D. Tomás defendeu a mobilização dos oprimidos para mudar o quadro de violência e fazer a reforma agrária avançar, a exemplo do que ocorreu na Venezuela e ocorre atualmente na Bolívia. "As elites querem entregar o País ao império", denunciou.

METAS

As entidades observam ainda que o programa de reforma agrária ficou longe de atingir a meta de 115 mil assentamentos neste ano. Segundo o coordenador nacional da CPT, Izidoro Revers, o governo mente quando diz que assentou 108 mil famílias. Ele garante que metade das famílias dadas como assentadas continua acampada em barracos de lona. "Estão abandonadas à própria sorte, muitas delas sob ameaça de pistoleiros, a mando de grileiros que tentam expulsá-las."

O fórum condenou a ação do governo petista do Mato Grosso do Sul para desalojar 900 famílias de índios guarani-caiovás. Segundo relato de Egon Heck, dirigente do Conselho Indigenista Missionário (Cimi), eles estavam em uma reserva já demarcada, mas o Supremo Tribunal Federal (STF), atendendo a ação movida por fazendeiros, considerou irregular a demarcação. "O despejo gerou um problema social grave."
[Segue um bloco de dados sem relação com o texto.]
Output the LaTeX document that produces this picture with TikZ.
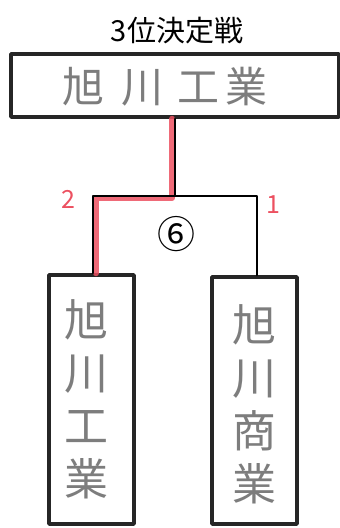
\documentclass[tikz,border=0pt]{standalone}
\usepackage{fontspec}
\usepackage{xcolor}
\usepackage{tikz}
\usetikzlibrary{calc}
\newfontfamily\jpfont{Noto Sans CJK JP}
\definecolor{winred}{RGB}{236,80,96}
\definecolor{pencil}{RGB}{125,125,125}
\tikzset{
  every picture/.style={line cap=round,line join=round},
  teambox/.style={draw=black!85, line width=3.5pt, inner sep=0pt},
  hand/.style={text=pencil, font=\jpfont\fontsize{44}{53}\selectfont, align=center},
  wire/.style={draw=black, line width=2pt},
  winwire/.style={draw=winred, line width=6pt, opacity=0.85},
  score/.style={text=winred, font=\jpfont\fontsize{25}{25}\selectfont},
}

\begin{document}
\begin{tikzpicture}[x=1pt,y=-1pt]
    \useasboundingbox (0,0) rectangle (340,528);
    % 見出し
    \node (title) at (177,31) {\jpfont\fontsize{29}{29}\selectfont 3位決定戦};
    % 勝者枠
    \node (topbox) [teambox, minimum width=328pt, minimum height=63pt] at (175,85.5) {};
    \node (topname) [hand, font=\jpfont\fontsize{42}{42}\selectfont] at (165,87) {旭\hspace{18pt}川\hspace{14pt}工\hspace{6pt}業};
    % 対戦校
    \node (lbox) [teambox, minimum width=85pt, minimum height=249pt] at (91.5,399.5) {};
    \node (lname) [hand] at (86,399) {旭\\川\\工\\業};
    \node (rbox) [teambox, minimum width=85pt, minimum height=247pt] at (254.5,400.5) {};
    \node (rname) [hand] at (254,404) {旭\\川\\商\\業};
    % 組み合わせ線
    \coordinate (jt) at (175,196);
    \coordinate (jl) at (93,196);
    \coordinate (jr) at (257,196);
    \draw[winwire] ($(topbox.south)+(-3,0)$) -- ($(jt)+(-3,2)$) -- ($(jl)+(3,2)$) -- ($(jl |- lbox.north)+(3,0)$);
    \draw[wire] (topbox.south) -- (jt);
    \draw[wire] (jl |- lbox.north) -- (jl) -- (jr) -- (jr |- rbox.north);
    % 試合番号と得点
    \node (m6) at (176,234) {\jpfont\fontsize{38}{38}\selectfont ⑥};
    \node (lscore) [score] at (68,199) {2};
    \node (rscore) [score] at (273,205) {1};
\end{tikzpicture}
\end{document}
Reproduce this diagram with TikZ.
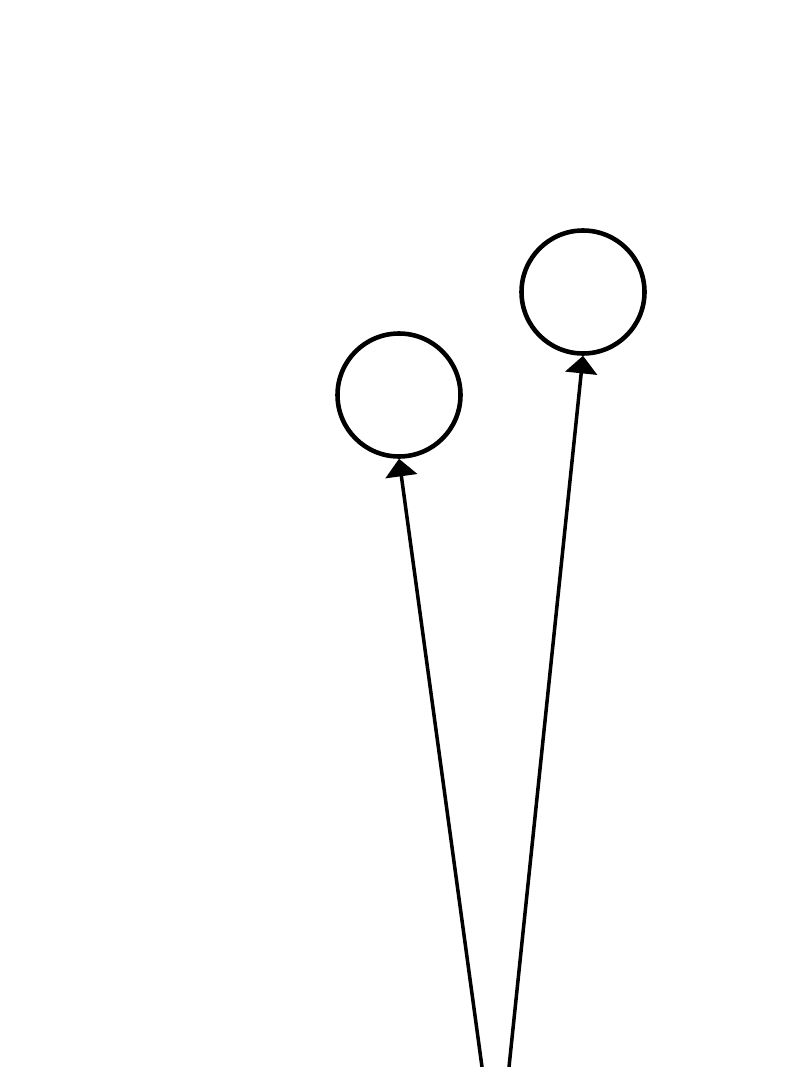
\documentclass[tikz,border=0pt]{standalone}
\usetikzlibrary{arrows.meta}

\begin{document}
\begin{tikzpicture}
    \tikzset{
      leaf/.style={circle, draw, line width=2.6pt, minimum size=2.46cm, inner sep=0pt},
      edge/.style={line width=2pt, -{Triangle[width=18pt, length=10pt]}}
    }
    \useasboundingbox (0,0) rectangle (16,-21.34);

    \node[leaf] (left) at (7.98,-7.90) {};
    \node[leaf] (right) at (11.66,-5.84) {};

    % edges come in from below the page
    \coordinate (fromleft) at (9.64,-21.34);
    \coordinate (fromright) at (10.18,-21.34);

    \draw[edge] (fromleft) -- (left.south);
    \draw[edge] (fromright) -- (right.south);
\end{tikzpicture}
\end{document}
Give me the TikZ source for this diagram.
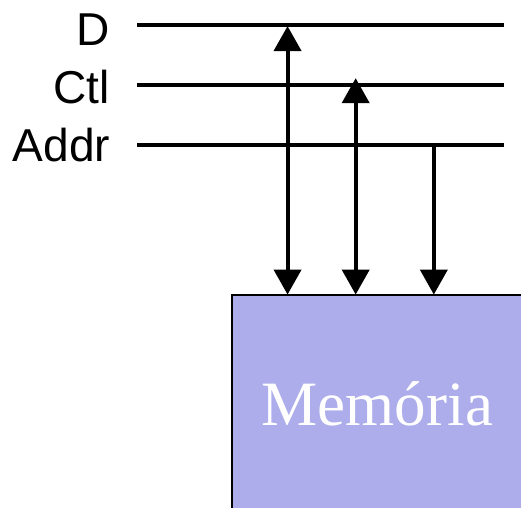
\documentclass[tikz,border=0pt]{standalone}
\usepackage{fontspec}
\setmainfont{Liberation Serif}
\newfontfamily\labelfont{Liberation Sans}
\usetikzlibrary{arrows.meta}
\definecolor{memfill}{HTML}{ADADEB}
\tikzset{
  tip/.tip={Triangle[length=25pt,width=27pt]},
  bus/.style={line width=4pt},
  wire/.style={line width=4pt, -tip},
  biwire/.style={line width=4pt, tip-tip},
  buslabel/.style={anchor=base east, inner sep=0pt, font=\labelfont\fontsize{46}{46}\selectfont},
  memory/.style={fill=memfill, anchor=north west,
    minimum width=310pt, minimum height=230pt, inner sep=0pt, outer sep=0pt},
  memedge/.style={line width=2pt, line cap=rect},
  memlabel/.style={anchor=base west, inner sep=0pt, text=white, font=\fontsize{63}{63}\selectfont}
}
\begin{document}
\begin{tikzpicture}[x=1pt,y=-1pt]
  \useasboundingbox (0,0) rectangle (520,507);
  \begin{scope}
    \clip (-5,-5) rectangle (530,520);
    % memory block, running off the right and bottom edges
    \node[memory] (mem) at (232,294) {};
    \draw[memedge] (mem.south west) -- (mem.north west) -- (mem.north east);
  \end{scope}
  \node[memlabel] (memtext) at (261,425) {Memória};
  % bus lines
  \coordinate (d0) at (137,25);  \coordinate (d1) at (503,25);
  \coordinate (c0) at (137,85);  \coordinate (c1) at (503,85);
  \coordinate (a0) at (137,145); \coordinate (a1) at (503,145);
  \draw[bus] (d0) -- (d1);
  \draw[bus] (c0) -- (c1);
  \draw[bus] (a0) -- (a1);
  \node[buslabel] (dlab) at (110,45) {D};
  \node[buslabel] (clab) at (110,103) {Ctl};
  \node[buslabel] (alab) at (110,161) {Addr};
  % taps from the buses down to the memory
  \coordinate (dt) at (287,26);
  \coordinate (ct) at (355,78);
  \coordinate (at) at (433,145);
  \draw[biwire] (dt) -- (dt |- mem.north);
  \draw[biwire] (ct) -- (ct |- mem.north);
  \draw[wire] (at) -- (at |- mem.north);
\end{tikzpicture}
\end{document}
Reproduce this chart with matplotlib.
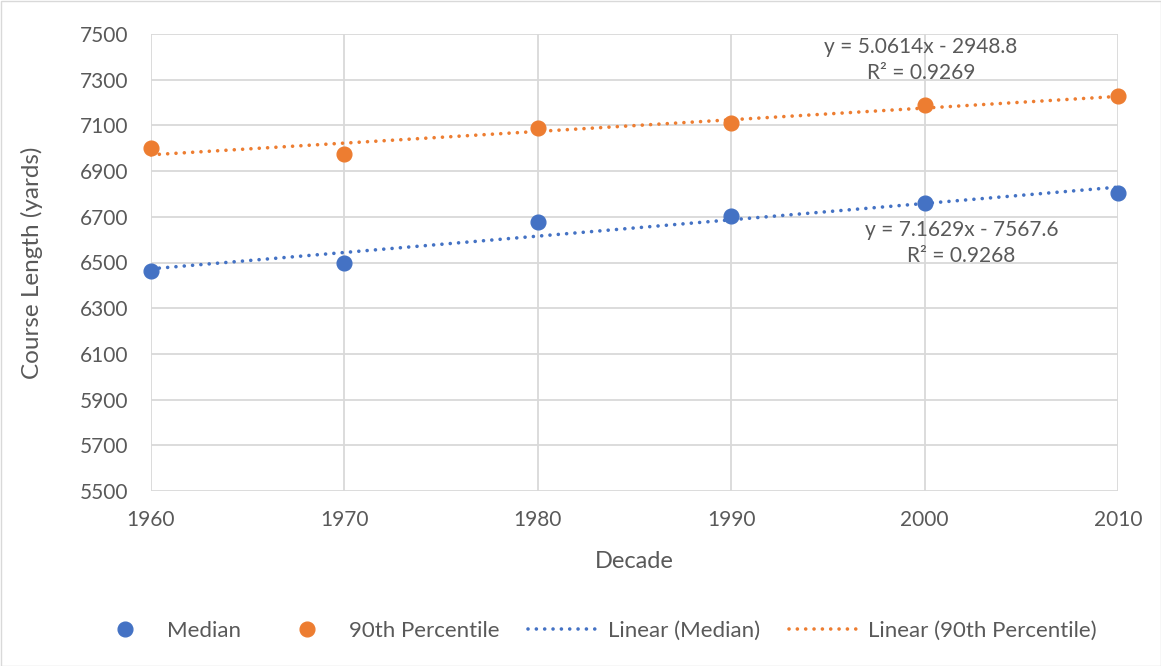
import matplotlib
matplotlib.use("Agg")
import matplotlib.pyplot as plt
from matplotlib.lines import Line2D
import numpy as np

plt.rcParams['font.family'] = ['Lato', 'DejaVu Sans']

decades = [1960, 1970, 1980, 1990, 2000, 2010]
median = [6463, 6500, 6678, 6704, 6759, 6803]
p90 = [7002, 6977, 7088, 7110, 7191, 7227]
yticks = [5500, 5700, 5900, 6100, 6300, 6500, 6700, 6900, 7100, 7300, 7500]
eq_median = "y = 7.1629x - 7567.6\nR² = 0.9268"
eq_p90 = "y = 5.0614x - 2948.8\nR² = 0.9269"

blue = "#4472C4"
orange = "#ED7D31"
gray_text = "#595959"
grid_c = "#D9D9D9"
dot_ls = (0, (0.01, 2.3))
tlw = 2.6

fig = plt.figure(figsize=(11.61, 6.66), dpi=100)
ax = fig.add_axes([151/1161, 1 - 491/666, (1118-151)/1161, (491-34)/666])

x = np.array(decades, dtype=float)
xs = np.array([decades[0], decades[-1]], dtype=float)
for ys, c in [(median, blue), (p90, orange)]:
    k, b = np.polyfit(x, ys, 1)
    ax.plot(xs, k*xs + b, linestyle=dot_ls, color=c, lw=tlw,
            dash_capstyle='round', zorder=2, clip_on=False)
ax.plot(x, median, 'o', color=blue, ms=10.6, zorder=3, clip_on=False)
ax.plot(x, p90, 'o', color=orange, ms=10.6, zorder=3, clip_on=False)

ax.set_xlim(1960, 2010)
ax.set_ylim(5500, 7500)
ax.set_xticks(decades)
ax.set_yticks(yticks)
ax.grid(True, color=grid_c, lw=1.3)
ax.set_axisbelow(True)
for s in ax.spines.values():
    s.set_visible(False)
ax.tick_params(axis='y', length=0, labelsize=15, labelcolor=gray_text, pad=16.5)
ax.tick_params(axis='x', length=0, labelsize=15, labelcolor=gray_text, pad=14)
ax.set_xlabel("Decade", fontsize=17, color=gray_text, labelpad=15)
ax.set_ylabel("Course Length (yards)", fontsize=17.5, color=gray_text, labelpad=26)

ax.text(1999.8, 7386, eq_p90, ha='center', va='center', fontsize=15,
        color=gray_text, linespacing=1.35)
ax.text(2001.9, 6585, eq_median, ha='center', va='center', fontsize=15,
        color=gray_text, linespacing=1.35)

handles = [
    Line2D([], [], marker='o', ls='none', color=blue, ms=10.6),
    Line2D([], [], marker='o', ls='none', color=orange, ms=10.6),
    Line2D([], [], ls=dot_ls, color=blue, lw=tlw, dash_capstyle='round'),
    Line2D([], [], ls=dot_ls, color=orange, lw=tlw, dash_capstyle='round'),
]
labels = ["Median", "90th Percentile", "Linear (Median)", "Linear (90th Percentile)"]
leg = fig.legend(handles, labels, loc='center', bbox_to_anchor=(592/1161, 1 - 631/666),
                 ncol=4, frameon=False, fontsize=16, handlelength=3.375,
                 columnspacing=1.3, handletextpad=0.2)
for t in leg.get_texts():
    t.set_color(gray_text)

fig.patches.append(plt.Rectangle((0.5/1161, 0.5/666), 1 - 1/1161, 1 - 1/666,
                                 transform=fig.transFigure, fill=False,
                                 edgecolor=grid_c, lw=1))
fig.savefig("out.png", dpi=100, facecolor='white')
A líder indígena Lea Aquino Pedro fez um relato emocionado da operação de despejo e culpou o governo Lula e o presidente do STF, Nelson Jobim, pela situação precária dos índios.

Sete integrantes do Movimento dos Trabalhadores Sem-Teto (MTST) iniciaram ontem uma greve de fome na frente do edifício onde o presidente Luiz Inácio Lula da Silva tem um apartamento, em São Bernardo do Campo. Pedem a desapropriação de área ocupada pelo MTST em setembro, em Taboão da Serra, e a construção de moradia para 800 famílias.

Essa é a segunda vez no ano que o governo enfrenta uma greve de fome - forma de protesto já adotada pelo próprio presidente. Em 1980, Lula fez greve de fome por quatro dias, enquanto esteve preso.

Entre setembro e outubro deste ano, o bispo de Barra (BA) Luiz Flávio Cappio, ficou 11 dias em jejum para que Lula desistisse da transposição do Rio São Francisco. Encerrou o protesto após a promessa de um encontro com Lula e da retomada das discussões sobre o projeto.

Com idades entre 19 e 40 anos, os grevistas do MTST estão dispostos a manter o protesto por longo período. "Eles agüentam 15 dias tranqüilamente. Daí vão começar a sentir muito cansaço e tontura. Depois de 30 dias fica mais complicado", relatou um voluntário, que acompanha o protesto.

O MTST afirma que a greve é apartidária e pede uma solução por qualquer esfera de governo. "É um ato extremo, mas não havia alternativa", disse Helena, uma das coordenadoras do movimento. "Se a situação quando Lula fez greve de fome era extrema, então a gente chega em algo parecido", continuou. "Que olhem por pessoas que há anos não têm onde morar."